# Objective:
Sift the material for lines containing "document", and return them.

-- START OF Information supplied --

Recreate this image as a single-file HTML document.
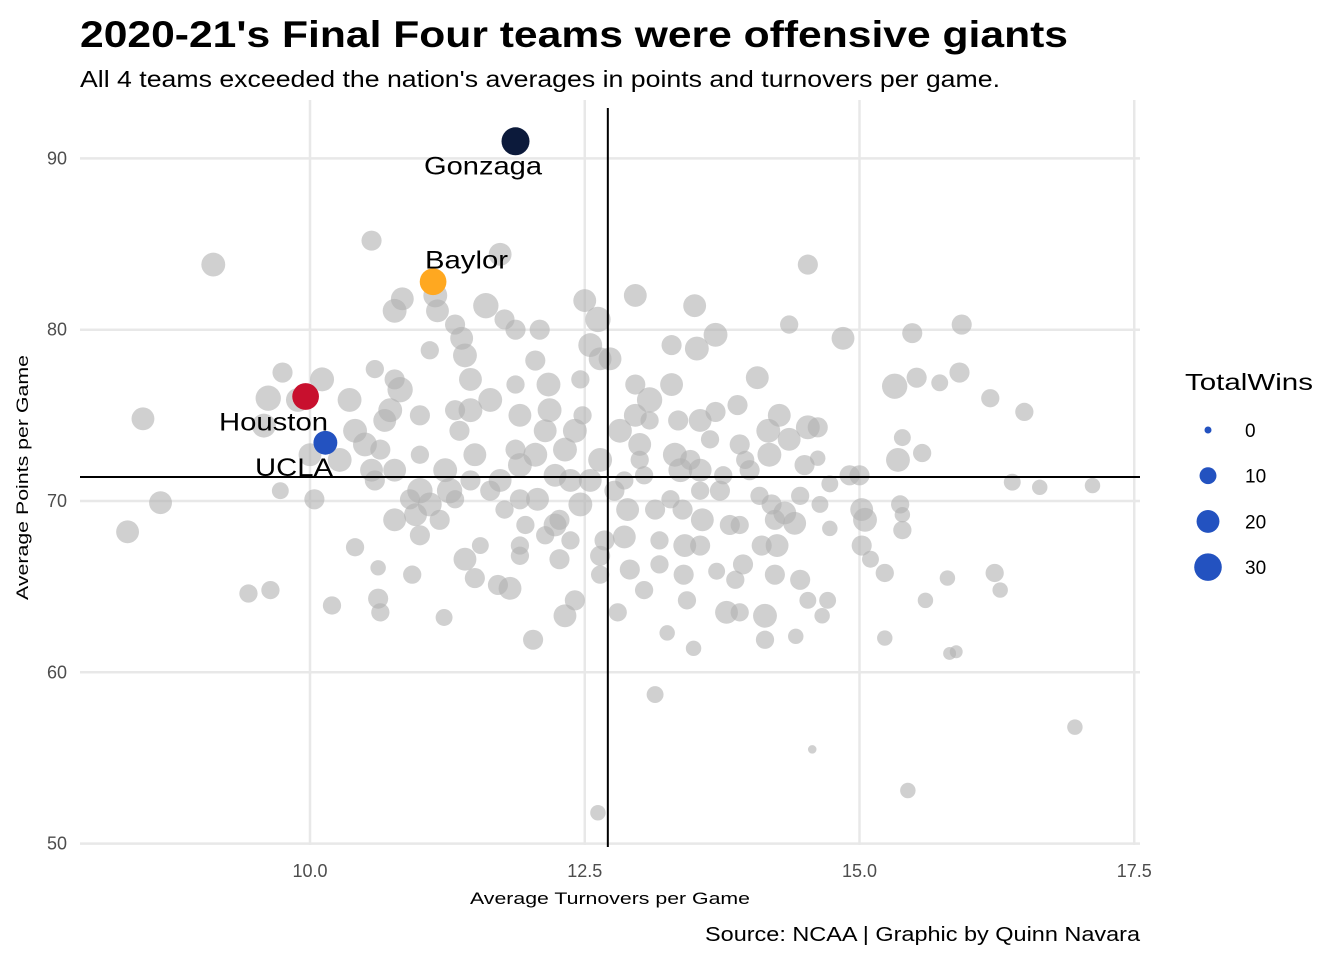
<!DOCTYPE html>
<html><head><meta charset="utf-8"><style>
body{margin:0;background:#fff;font-family:"Liberation Sans",Arial,sans-serif}
</style></head><body>
<svg id="chart" width="1344" height="960" xmlns="http://www.w3.org/2000/svg" font-family="Liberation Sans, Arial, sans-serif">
<text x="80" y="47" font-size="37" font-weight="bold" fill="#000" textLength="988" lengthAdjust="spacingAndGlyphs">2020-21's Final Four teams were offensive giants</text>
<text x="80" y="87" font-size="23" fill="#000" textLength="920" lengthAdjust="spacingAndGlyphs">All 4 teams exceeded the nation's averages in points and turnovers per game.</text>
<g id="grid"></g>
<g id="pts"></g>
<g id="refs"></g>
<g id="hl"></g>
<g id="axes"></g>
<text x="470" y="904" font-size="17" fill="#000" textLength="280" lengthAdjust="spacingAndGlyphs">Average Turnovers per Game</text>
<text transform="translate(28,600) rotate(-90)" font-size="17" fill="#000" textLength="245" lengthAdjust="spacingAndGlyphs">Average Points per Game</text>
<text x="705" y="941" font-size="20" fill="#000" textLength="435" lengthAdjust="spacingAndGlyphs">Source: NCAA | Graphic by Quinn Navara</text>
<g id="legend">
<text x="1185" y="390" font-size="23" fill="#000" textLength="128" lengthAdjust="spacingAndGlyphs">TotalWins</text>
</g>
</svg>
<script>
const xTicks=[10,12.5,15,17.5];
const xTickLabels=["10.0","12.5","15.0","17.5"];
const yTicks=[50,60,70,80,90];
const yTickLabels=["50","60","70","80","90"];
const meanTurnovers=12.71;
const meanPoints=71.4;
const legendWins=[0,10,20,30];
const teamX=[8.34,8.48,8.64,9.12,9.44,9.64,9.62,9.58,9.75,9.73,9.89,10.04,10.11,10.20,10.0,10.27,10.41,10.56,10.59,10.62,10.62,10.64,10.36,10.41,10.50,10.56,10.77,10.84,10.77,10.82,10.73,10.93,10.96,11.0,11.0,11.0,11.14,11.16,11.22,11.23,11.27,11.32,11.38,11.41,11.46,11.36,11.46,11.46,11.41,11.5,11.55,11.60,11.64,11.73,11.71,11.82,11.77,11.87,11.87,11.91,11.87,11.73,11.91,11.91,11.91,12.03,12.05,12.09,12.07,12.14,12.17,12.18,12.23,12.27,12.32,12.41,12.32,12.41,12.46,12.48,12.50,12.55,12.62,12.64,12.73,12.64,12.68,12.64,12.64,12.62,12.82,12.80,12.86,12.91,12.89,12.96,12.96,12.96,13.0,13.04,13.09,13.0,13.04,13.14,13.18,13.25,13.29,13.29,13.32,13.35,13.37,13.39,13.41,13.40,13.43,13.49,13.50,13.52,13.55,13.55,13.55,13.57,13.69,13.69,13.70,13.73,13.76,13.79,13.82,13.87,13.91,13.89,13.94,13.96,14.0,14.07,14.11,14.14,14.14,14.17,14.18,14.20,14.23,14.25,14.23,14.27,14.32,14.36,14.36,14.41,14.42,14.46,14.50,14.53,14.53,14.53,14.57,14.62,14.62,14.66,14.71,14.73,14.85,14.91,15.0,15.02,15.05,15.02,15.10,15.23,15.23,15.32,15.35,15.37,15.39,15.39,15.39,15.44,15.48,15.52,15.57,15.60,15.73,15.80,15.82,15.88,15.91,15.93,16.19,16.23,16.28,16.39,16.50,16.64,16.96,17.12,12.05,11.91,12.23,12.37,12.46,12.55,12.27,11.09,11.18,11.32,11.50,11.64,11.0,10.77,10.64,10.77,10.91,11.32,13.09,13.14,13.18,13.91,14.09,14.46,14.64,14.73,13.91,13.64,13.46,13.28,12.86,12.77,13.55,12.14,12.37,11.77,11.96,10.68,10.59,11.09];
const teamY=[68.2,74.8,69.9,83.8,64.6,64.8,76.0,74.4,77.5,70.6,75.9,70.1,77.1,63.9,72.7,72.4,67.3,85.2,77.7,66.1,64.3,63.5,75.9,74.1,73.3,71.8,81.1,81.8,68.9,76.5,75.3,65.7,69.2,68.0,75.0,70.6,82.0,81.1,63.2,71.8,70.6,80.3,79.5,78.5,77.1,74.1,75.3,71.2,66.6,65.5,67.4,81.4,75.9,84.4,65.1,64.9,80.6,80.0,76.8,75.0,73.0,71.2,72.1,67.4,66.8,61.9,78.2,80.0,70.1,74.1,76.8,75.3,68.6,66.6,63.3,64.2,73.0,74.1,77.1,75.0,81.7,79.1,80.6,78.3,78.3,72.4,67.7,66.8,65.7,51.8,74.1,63.5,67.9,66.0,69.5,82.0,76.8,75.0,73.3,64.8,75.9,72.4,71.5,58.7,66.3,62.3,79.1,76.8,72.7,74.7,71.8,69.5,67.4,65.7,64.2,61.4,81.4,78.9,74.7,71.8,67.4,68.9,79.7,75.2,65.9,70.6,71.5,63.5,68.6,65.4,63.5,75.6,66.3,72.4,71.8,77.2,67.4,61.9,63.3,74.1,72.7,69.8,68.9,67.4,65.7,75.0,69.3,80.3,73.6,68.7,62.1,65.4,72.1,83.8,74.3,64.2,55.5,74.3,72.5,63.3,64.2,68.4,79.5,71.5,71.5,69.5,68.9,67.4,66.6,65.8,62.0,76.7,72.4,69.8,73.7,68.3,69.2,53.1,79.8,77.2,72.8,64.2,76.9,65.5,61.1,61.2,77.5,80.3,76.0,65.8,64.8,71.1,75.2,70.8,56.8,70.9,72.7,70.1,71.5,71.2,69.8,71.2,68.9,69.8,68.9,70.1,72.7,70.6,72.7,71.8,73.0,77.1,70.1,75.3,74.7,69.5,67.7,68.6,70.3,70.3,69.8,71.0,73.3,73.6,72.4,70.1,71.2,70.6,70.6,68.0,67.7,69.5,68.6,74.7,71.2,78.8];
const teamWins=[20,20,20,22,12,12,25,22,15,10,22,15,22,12,20,22,12,15,12,8,15,12,22,22,22,20,22,20,20,25,22,12,20,15,15,25,22,20,10,22,25,15,20,22,20,15,22,15,20,15,10,25,22,20,15,20,15,15,12,20,15,20,22,12,12,15,15,15,20,20,22,22,20,15,20,15,22,22,12,12,20,22,25,20,20,22,15,15,12,8,22,12,20,15,20,20,15,20,20,12,25,12,12,10,12,8,15,20,22,15,22,15,20,15,12,8,20,22,20,20,15,20,22,15,10,15,12,20,15,12,12,15,15,12,15,20,15,12,22,22,22,15,15,20,15,20,20,12,20,20,8,15,15,15,22,10,1,15,8,8,10,8,20,15,15,20,22,15,10,12,8,25,22,12,10,12,8,8,15,15,12,8,10,8,5,5,15,15,12,12,8,10,12,8,8,8,22,15,20,20,22,20,15,22,15,12,20,15,12,20,15,15,15,15,12,15,12,12,12,12,10,10,15,12,15,12,12,15,12,12,12,12,12,20,15,12];
const hlNames=["Gonzaga","Baylor","Houston","UCLA"];
const hlX=[11.87,11.12,9.96,10.14];
const hlY=[91.0,82.8,76.1,73.4];
const hlWins=[31,28,28,22];
const hlColors=["#0c1a3b","#ffa820","#c8102e","#2352c0"];
const hlLabelX=[424,425,219,255];
const hlLabelW=[118,83,109,78];
const hlLabelDY=[33,-13,34,33];

const NS="http://www.w3.org/2000/svg";
const X0=80,X1=1140,Y0=100,Y1=845;
const xs=v=>310+(v-10)*109.9;
const ys=v=>501-(v-70)*17.13;
const rs=w=>Math.sqrt(3.5*3.5+Math.max(w,0)/31*(14*14-3.5*3.5));
function mk(tag,attrs,parent){const e=document.createElementNS(NS,tag);for(const k in attrs)e.setAttribute(k,attrs[k]);parent.appendChild(e);return e;}
const grid=document.getElementById('grid'),axes=document.getElementById('axes');
xTicks.forEach((t,i)=>{
  const l=mk('line',{x1:xs(t),x2:xs(t),y1:Y0,y2:Y1,stroke:'#e8e8e8','stroke-width':2.5},grid);
  
  
  const tx=mk('text',{x:xs(t),y:877,'font-size':18,'text-anchor':'middle',fill:'#4d4d4d'},axes);
  tx.textContent=xTickLabels[i];
  
  
});
yTicks.forEach((t,i)=>{
  const l=mk('line',{x1:X0,x2:X1,y1:ys(t),y2:ys(t),stroke:'#e8e8e8','stroke-width':2.5},grid);
  
  
  const tx=mk('text',{x:67,y:ys(t)+6,'font-size':18,'text-anchor':'end',fill:'#4d4d4d'},axes);
  tx.textContent=yTickLabels[i];
  
  
});
const pts=document.getElementById('pts');
teamX.forEach((x,i)=>{
  const c=mk('circle',{cx:xs(x),cy:ys(teamY[i]),r:rs(teamWins[i]),fill:'#b0b0b0','fill-opacity':0.6},pts);
  
  
});
const refs=document.getElementById('refs');
const vl=mk('line',{x1:xs(meanTurnovers),x2:xs(meanTurnovers),y1:108,y2:847,stroke:'#000','stroke-width':2},refs);


const hlLine=mk('line',{x1:80,x2:1140,y1:ys(meanPoints),y2:ys(meanPoints),stroke:'#000','stroke-width':2},refs);


const hl=document.getElementById('hl');
hlNames.forEach((n,i)=>{
  const c=mk('circle',{cx:xs(hlX[i]),cy:ys(hlY[i]),r:rs(hlWins[i]),fill:hlColors[i]},hl);
  
  
  const t=mk('text',{x:hlLabelX[i],y:ys(hlY[i])+hlLabelDY[i],'font-size':25,fill:'#000',textLength:hlLabelW[i],lengthAdjust:'spacingAndGlyphs'},hl);
  t.textContent=n;
  
  
});
const lg=document.getElementById('legend');
legendWins.forEach((w,i)=>{
  const y=430+i*45.7;
  const c=mk('circle',{cx:1208,cy:y,r:rs(w),fill:'#2352c0'},lg);
  
  
  const t=mk('text',{x:1245,y:y+7,'font-size':19,fill:'#000'},lg);
  t.textContent=String(w);
  
  
});
</script>
</body></html>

-- END OF Information supplied --

# Complete output:
Recreate this image as a single-file HTML document.
function mk(tag,attrs,parent){const e=document.createElementNS(NS,tag);for(const k in attrs)e.setAttribute(k,attrs[k]);parent.appendChild(e);return e;}
const grid=document.getElementById('grid'),axes=document.getElementById('axes');
const pts=document.getElementById('pts');
const refs=document.getElementById('refs');
const hl=document.getElementById('hl');
const lg=document.getElementById('legend');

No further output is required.